Advertisement

Cancer Calls Answered via Toll-Free Hot Line

Share
Times Staff Writer

“Is the nuclear disaster at Chernobyl likely to affect cancer rates in Southern California?”

“I have throat cancer. Why did my doctor tell me to quit drinking alcohol?”

Those are the sort of questions volunteers answered during a recent shift on the switchboard of the Cancer Information Service of California (CISC).

CISC is a toll-free hot line providing detailed, up-to-date facts about all forms of the disease to the public and health professionals.

Advertisement

Sixty trained volunteers at USC’s Comprehensive Cancer Center and the Jonsson Comprehensive Cancer Center at UCLA answer calls, in English or Spanish, from 9 a.m. to 4:30 p.m., Monday through Friday. The statewide number is 1-800-4-CANCER or 1 (800) 422-6237. After hours, callers are referred by a taped message to the National Cancer Institute’s Information Service.

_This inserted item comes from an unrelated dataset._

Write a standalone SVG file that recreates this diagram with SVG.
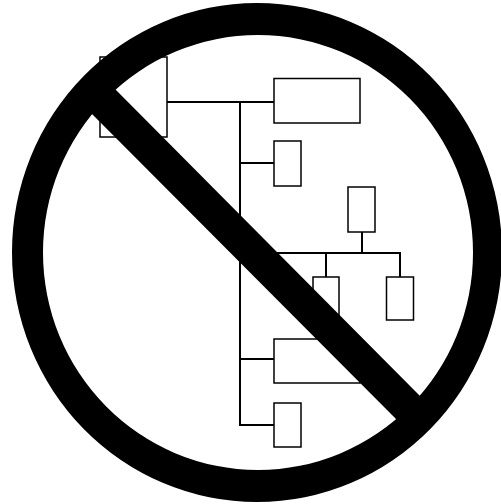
<svg xmlns="http://www.w3.org/2000/svg" width="501" height="504" viewBox="0 0 501 504">
<style>.n{fill:#fff;stroke:#000;stroke-width:1.5}.c{fill:none;stroke:#000;stroke-width:2}</style>
<rect width="501" height="504" fill="#fff"/>
<g id="connectors" class="c">
<path d="M167 102H274M240 102V425H274M240 163H274M240 253H400V277M362 232V253M326 253V277M240 359H274"/>
</g>
<g id="node1"><rect class="n" x="100" y="57" width="67" height="80"/></g>
<g id="node2"><rect class="n" x="274" y="78.500" width="86" height="44.500"/></g>
<g id="node3"><rect class="n" x="274" y="141" width="27" height="45"/></g>
<g id="node4"><rect class="n" x="348" y="187" width="27" height="45"/></g>
<g id="node5"><rect class="n" x="313" y="277" width="26" height="45"/></g>
<g id="node6"><rect class="n" x="386.500" y="277" width="27" height="43"/></g>
<g id="node7"><rect class="n" x="274" y="339" width="86" height="44"/></g>
<g id="node8"><rect class="n" x="274" y="403" width="27" height="44"/></g>
<path d="M101 75L116 90L419 395L434 410L411 434L396 419L93 115L78 100Z" fill="#000"/>
<path fill="#000" fill-rule="evenodd" d="M12 252.500A245 249.500 0 1 1 502 252.500A245 249.500 0 1 1 12 252.500ZM43 252.500A215 217.500 0 1 0 473 252.500A215 217.500 0 1 0 43 252.500Z"/>
</svg>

“People have a lot of concerns about cancer, both how to prevent it and how to cope with it when they or someone in their family has it,” explained Susan Karlins, associate director of the service, which is sponsored by the National Cancer Institute in Bethesda, Md.

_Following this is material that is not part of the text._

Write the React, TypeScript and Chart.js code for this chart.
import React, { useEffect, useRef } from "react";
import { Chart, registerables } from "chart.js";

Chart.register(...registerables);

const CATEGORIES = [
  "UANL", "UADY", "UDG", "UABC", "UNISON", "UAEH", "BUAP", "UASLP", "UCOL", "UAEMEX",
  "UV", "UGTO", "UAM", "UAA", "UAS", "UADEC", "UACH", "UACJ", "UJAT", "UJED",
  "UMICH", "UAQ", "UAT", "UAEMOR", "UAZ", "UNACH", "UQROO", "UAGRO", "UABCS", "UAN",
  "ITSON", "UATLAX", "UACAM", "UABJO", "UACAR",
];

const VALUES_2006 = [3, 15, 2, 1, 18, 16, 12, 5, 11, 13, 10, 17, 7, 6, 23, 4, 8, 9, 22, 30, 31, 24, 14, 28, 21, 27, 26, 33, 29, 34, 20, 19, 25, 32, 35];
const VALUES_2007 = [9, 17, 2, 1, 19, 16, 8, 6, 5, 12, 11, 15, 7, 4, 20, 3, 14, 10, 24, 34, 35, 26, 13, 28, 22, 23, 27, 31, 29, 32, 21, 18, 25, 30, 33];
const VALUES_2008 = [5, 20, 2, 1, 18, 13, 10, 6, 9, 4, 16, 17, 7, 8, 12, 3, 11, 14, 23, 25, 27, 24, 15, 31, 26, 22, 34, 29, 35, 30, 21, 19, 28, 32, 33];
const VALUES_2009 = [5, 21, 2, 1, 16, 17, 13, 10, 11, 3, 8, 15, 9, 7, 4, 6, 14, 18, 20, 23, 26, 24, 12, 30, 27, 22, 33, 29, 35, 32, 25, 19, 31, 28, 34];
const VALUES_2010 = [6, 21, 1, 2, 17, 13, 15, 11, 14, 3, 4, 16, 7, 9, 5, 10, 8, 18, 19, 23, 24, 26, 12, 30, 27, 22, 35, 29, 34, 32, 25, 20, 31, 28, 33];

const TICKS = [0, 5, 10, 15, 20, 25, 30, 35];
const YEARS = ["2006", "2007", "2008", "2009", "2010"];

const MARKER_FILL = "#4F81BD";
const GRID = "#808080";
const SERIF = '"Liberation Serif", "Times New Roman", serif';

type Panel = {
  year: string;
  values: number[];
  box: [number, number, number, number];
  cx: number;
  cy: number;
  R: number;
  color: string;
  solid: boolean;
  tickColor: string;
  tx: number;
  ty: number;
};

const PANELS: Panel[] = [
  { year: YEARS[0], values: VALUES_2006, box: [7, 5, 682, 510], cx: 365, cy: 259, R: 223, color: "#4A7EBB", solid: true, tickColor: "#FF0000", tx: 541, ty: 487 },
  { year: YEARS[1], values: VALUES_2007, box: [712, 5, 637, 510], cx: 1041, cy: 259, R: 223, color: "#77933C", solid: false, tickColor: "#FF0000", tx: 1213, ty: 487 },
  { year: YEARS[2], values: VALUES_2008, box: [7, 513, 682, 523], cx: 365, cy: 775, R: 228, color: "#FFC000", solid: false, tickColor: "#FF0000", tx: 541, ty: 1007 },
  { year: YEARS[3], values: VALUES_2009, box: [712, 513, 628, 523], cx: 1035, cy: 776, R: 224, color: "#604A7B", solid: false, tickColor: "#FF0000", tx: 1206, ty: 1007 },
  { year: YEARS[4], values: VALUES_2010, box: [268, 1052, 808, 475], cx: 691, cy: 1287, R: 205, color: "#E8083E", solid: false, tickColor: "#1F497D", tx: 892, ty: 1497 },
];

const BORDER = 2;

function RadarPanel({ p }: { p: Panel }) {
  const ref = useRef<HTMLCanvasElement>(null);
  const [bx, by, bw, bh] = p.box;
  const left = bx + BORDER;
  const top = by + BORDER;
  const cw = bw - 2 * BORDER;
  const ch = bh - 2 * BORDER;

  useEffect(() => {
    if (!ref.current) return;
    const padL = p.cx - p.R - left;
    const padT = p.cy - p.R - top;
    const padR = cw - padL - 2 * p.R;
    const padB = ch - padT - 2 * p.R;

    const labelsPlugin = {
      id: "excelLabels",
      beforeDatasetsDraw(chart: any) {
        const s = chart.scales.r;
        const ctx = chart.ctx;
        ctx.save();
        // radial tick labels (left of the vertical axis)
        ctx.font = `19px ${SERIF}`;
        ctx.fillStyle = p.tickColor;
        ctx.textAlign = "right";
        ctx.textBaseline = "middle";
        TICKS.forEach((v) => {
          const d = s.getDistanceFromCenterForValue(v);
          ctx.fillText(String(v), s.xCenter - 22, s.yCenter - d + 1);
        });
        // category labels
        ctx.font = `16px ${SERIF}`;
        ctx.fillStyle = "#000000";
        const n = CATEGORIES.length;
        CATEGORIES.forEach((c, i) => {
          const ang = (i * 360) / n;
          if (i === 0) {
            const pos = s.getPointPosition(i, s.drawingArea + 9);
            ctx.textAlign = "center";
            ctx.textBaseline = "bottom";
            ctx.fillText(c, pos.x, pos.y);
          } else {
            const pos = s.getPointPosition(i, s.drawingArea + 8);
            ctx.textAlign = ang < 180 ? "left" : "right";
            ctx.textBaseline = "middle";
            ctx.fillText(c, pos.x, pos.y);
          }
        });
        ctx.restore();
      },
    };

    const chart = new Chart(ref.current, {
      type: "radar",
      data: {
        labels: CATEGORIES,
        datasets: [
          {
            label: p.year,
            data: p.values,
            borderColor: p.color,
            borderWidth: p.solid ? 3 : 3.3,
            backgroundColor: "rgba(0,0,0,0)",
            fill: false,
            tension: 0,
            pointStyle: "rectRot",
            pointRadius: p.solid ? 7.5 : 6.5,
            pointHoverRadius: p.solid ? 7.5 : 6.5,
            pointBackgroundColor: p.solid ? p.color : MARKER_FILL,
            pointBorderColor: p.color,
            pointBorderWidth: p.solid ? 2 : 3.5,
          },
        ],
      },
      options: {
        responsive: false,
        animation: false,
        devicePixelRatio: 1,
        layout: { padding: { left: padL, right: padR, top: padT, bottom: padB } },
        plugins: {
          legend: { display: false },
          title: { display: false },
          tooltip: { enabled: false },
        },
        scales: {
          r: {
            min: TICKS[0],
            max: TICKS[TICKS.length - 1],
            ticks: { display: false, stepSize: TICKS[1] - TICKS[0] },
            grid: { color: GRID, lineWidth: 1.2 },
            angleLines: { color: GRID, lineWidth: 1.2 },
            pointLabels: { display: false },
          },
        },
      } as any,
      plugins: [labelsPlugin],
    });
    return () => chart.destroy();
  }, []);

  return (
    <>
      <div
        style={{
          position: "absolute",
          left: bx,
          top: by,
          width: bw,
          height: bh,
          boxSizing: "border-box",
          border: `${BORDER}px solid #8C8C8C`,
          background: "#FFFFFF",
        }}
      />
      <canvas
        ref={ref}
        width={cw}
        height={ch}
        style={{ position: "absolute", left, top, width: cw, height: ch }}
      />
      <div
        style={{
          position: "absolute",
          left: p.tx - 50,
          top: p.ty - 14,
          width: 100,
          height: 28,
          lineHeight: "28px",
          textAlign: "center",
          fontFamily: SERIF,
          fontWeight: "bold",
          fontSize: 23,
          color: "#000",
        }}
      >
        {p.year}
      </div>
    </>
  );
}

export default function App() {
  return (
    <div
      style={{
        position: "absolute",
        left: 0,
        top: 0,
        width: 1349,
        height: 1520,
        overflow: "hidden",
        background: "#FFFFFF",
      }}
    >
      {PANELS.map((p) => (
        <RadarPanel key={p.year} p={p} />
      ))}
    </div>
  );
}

“People feel comfortable talking to us because we are not directly involved with their situation. But we are well trained, and we do have scientific sources of information we refer to and help interpret,” Karlins said.

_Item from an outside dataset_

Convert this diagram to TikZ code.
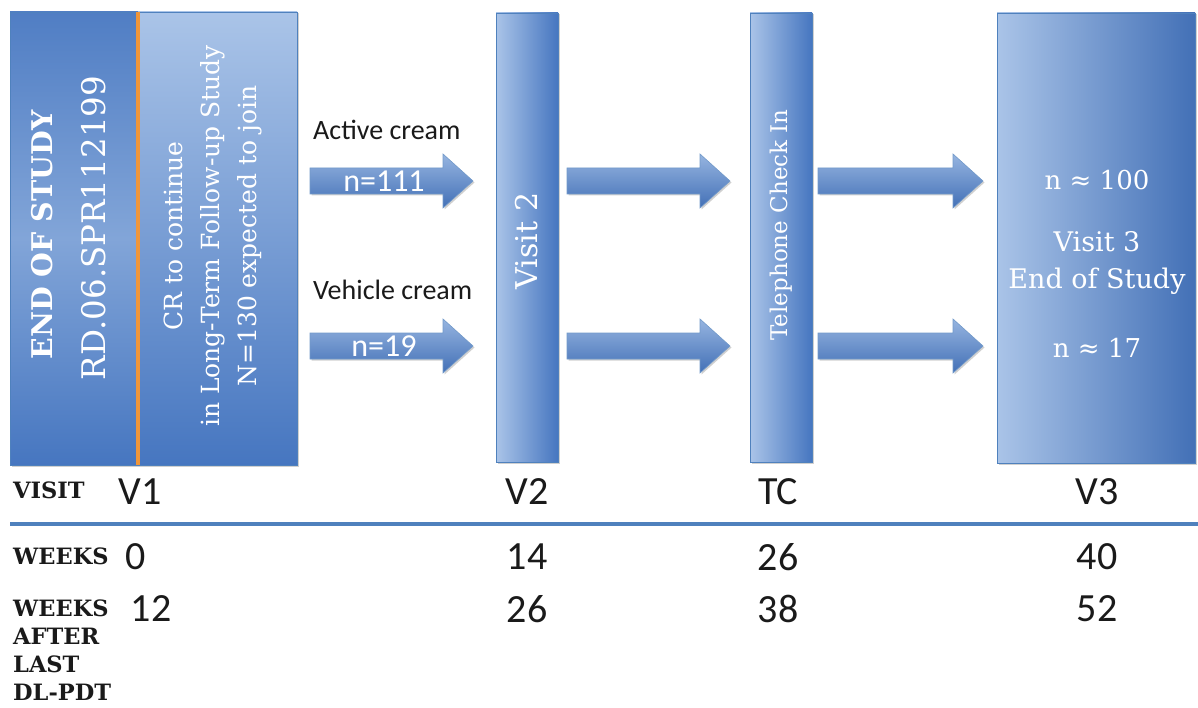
\documentclass[tikz,border=0pt]{standalone}
\usepackage{fontspec}
\usetikzlibrary{shadows}
\newfontfamily\serifc{DejaVu Serif}
\newfontfamily\calib{Carlito}
\definecolor{boxedge}{HTML}{4F81BD}
\definecolor{darkb}{HTML}{4676C0}
\definecolor{midb}{HTML}{82A5D8}
\definecolor{lightb}{HTML}{AAC4E8}
\definecolor{orangeln}{HTML}{F0963A}
\definecolor{txt}{HTML}{1A1A1A}
\tikzset{
  shad/.style={drop shadow={shadow xshift=1.5pt, shadow yshift=-1.5pt, opacity=.3, fill=black!60}},
  panel/.style={rectangle, draw=boxedge, line width=0.8pt, inner sep=0pt, shad},
  hbar/.style={panel, left color=lightb, right color=darkb},
  wtext/.style={text=white, inner sep=0pt},
  arrowfill/.style={top color=lightb!80!darkb, bottom color=darkb!95!black, draw=boxedge!80!white, line width=0.6pt, shad},
  caltext/.style={font=\calib\fontsize{40}{44}\selectfont, text=txt, inner sep=0pt},
  lbl/.style={font=\serifc\bfseries\fontsize{22.5}{26}\selectfont, text=txt, inner sep=0pt, anchor=west},
}
\newcommand\blockarrow[3]{%
  \path[arrowfill] (#1,#3-13) -- (#2-30,#3-13) -- (#2-30,#3-27) -- (#2,#3)
    -- (#2-30,#3+27) -- (#2-30,#3+13) -- (#1,#3+13) -- cycle;}
\begin{document}
\begin{tikzpicture}[x=1pt, y=-1pt]
\useasboundingbox[fill=white] (0,0) rectangle (1198,708);

% left block
\node[panel, minimum width=128pt, minimum height=453pt, top color=darkb!90!lightb, bottom color=darkb, middle color=midb] (eosA) at (74,238.5) {};
\node[panel, minimum width=159pt, minimum height=453pt, top color=lightb, bottom color=darkb] (eosB) at (217.5,238.5) {};
\draw[orangeln, line width=4pt] (eosA.north east) -- (eosA.south east);
\node[wtext, rotate=90, font=\serifc\bfseries\fontsize{28.5}{32}\selectfont] (eos1) at (42,235) {END OF STUDY};
\node[wtext, rotate=90, font=\serifc\fontsize{32.5}{36}\selectfont] (eos2) at (94,228) {RD.06.SPR112199};
\node[wtext, rotate=90, align=center, font=\serifc\fontsize{25}{37}\selectfont] (cr) at (213,236) {CR to continue\\in Long-Term Follow-up Study\\N=130 expected to join};

% bars
\node[hbar, minimum width=62pt, minimum height=449pt] (v2bar) at (527,237.5) {};
\node[wtext, rotate=90, font=\serifc\fontsize{30}{34}\selectfont] (v2t) at (527,241) {Visit 2};
\node[hbar, minimum width=62pt, minimum height=449pt] (tcbar) at (781,237.5) {};
\node[wtext, rotate=90, font=\serifc\fontsize{23}{26}\selectfont] (tct) at (781,225) {Telephone Check In};

% V3 box
\node[panel, minimum width=198pt, minimum height=450pt, left color=lightb, middle color=midb!90!darkb, right color=darkb!95!black] (v3box) at (1096,238) {};
\node[wtext, font=\serifc\fontsize{26}{30}\selectfont] (v3a) at (1097,180) {n ≈ 100};
\node[wtext, font=\serifc\fontsize{27}{37}\selectfont, align=center] (v3b) at (1097,263) {Visit 3\\End of Study};
\node[wtext, font=\serifc\fontsize{26}{30}\selectfont] (v3c) at (1097,348) {n ≈ 17};

% arrows
\blockarrow{310}{473}{181}
\blockarrow{310}{473}{346}
\blockarrow{567}{730}{181}
\blockarrow{567}{730}{346}
\blockarrow{818}{983}{181}
\blockarrow{818}{983}{346}
\node[wtext, font=\calib\fontsize{32}{36}\selectfont] (a1t) at (384,181) {n=111};
\node[wtext, font=\calib\fontsize{32}{36}\selectfont] (a2t) at (384,346) {n=19};
\node[inner sep=0pt, anchor=west, text=txt, font=\calib\fontsize{28}{32}\selectfont] (act) at (313,130) {Active cream};
\node[inner sep=0pt, anchor=west, text=txt, font=\calib\fontsize{28}{32}\selectfont] (veh) at (313,290) {Vehicle cream};

% timeline
\coordinate (rl) at (10,524);
\coordinate (rr) at (1198,524);
\draw[boxedge, line width=4pt, shad] (rl) -- (rr);

\node[lbl] (visit) at (13,490) {VISIT};
\node[caltext] (v1) at (140,492) {V1};
\node[caltext] (v2) at (527,492) {V2};
\node[caltext] (tc) at (778,492) {TC};
\node[caltext] (v3) at (1097,492) {V3};

\node[lbl] (wk) at (13,556) {WEEKS};
\node[caltext] (w0) at (136,557) {0};
\node[caltext] (w14) at (527,557) {14};
\node[caltext] (w26) at (778,557) {26};
\node[caltext] (w40) at (1097,557) {40};

\node[lbl] (wa1) at (13,608) {WEEKS};
\node[lbl] (wa2) at (13,636) {AFTER};
\node[lbl] (wa3) at (13,664) {LAST};
\node[lbl] (wa4) at (13,692) {DL-PDT};
\node[caltext] (x12) at (151,609) {12};
\node[caltext] (x26) at (527,609) {26};
\node[caltext] (x38) at (778,609) {38};
\node[caltext] (x52) at (1097,609) {52};
\end{tikzpicture}
\end{document}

Volunteers in the program receive 36 hours of classroom instruction and undergo a two-month internship on the telephones. Rather than relying on memory, however, the volunteers respond to callers’ questions by reading from scientific texts and patient-oriented pamphlets, Karlins said. In addition, the service has a selection of more than 300 publications it can send in response to specific inquiries.

Volunteers also make referrals to board-certified oncology specialists and recommend social services such as home care and support groups. “We often help callers formulate what types of specific questions to ask their own doctors,” Karlins said.

Many of the 75 to 175 calls the hot line receives each day concern preventing cancer. In response to those calls, volunteers cite National Cancer Institute recommendations, Karlins said.

Advertisement

For instance, the institute suggests low-fat, high-fiber diets as a possible defense against colon, breast and prostate cancer. It also advises that excessive exposure to sunlight is directly related to skin cancer. “And the institute says that 30% of all cancer deaths are related to tobacco,” Karlins said, adding that when people request information on how to quit smoking, volunteers provide literature and refer them to smoking cessation groups.

In response to questions concerning cancer cure “quackery,” Karlins said: “We don’t provide information that this is what you should do. We provide information that this has been tested and there’s no information that it works.”

Karlins added that hot-line volunteers understand callers’ desire to find a “magic cure” for the disease they or a friend or relative has developed. Fortunately, volunteers are able to tell some callers that there is a ready cure, she said. “Sometimes people have cancers that are very curable, and they don’t know that.”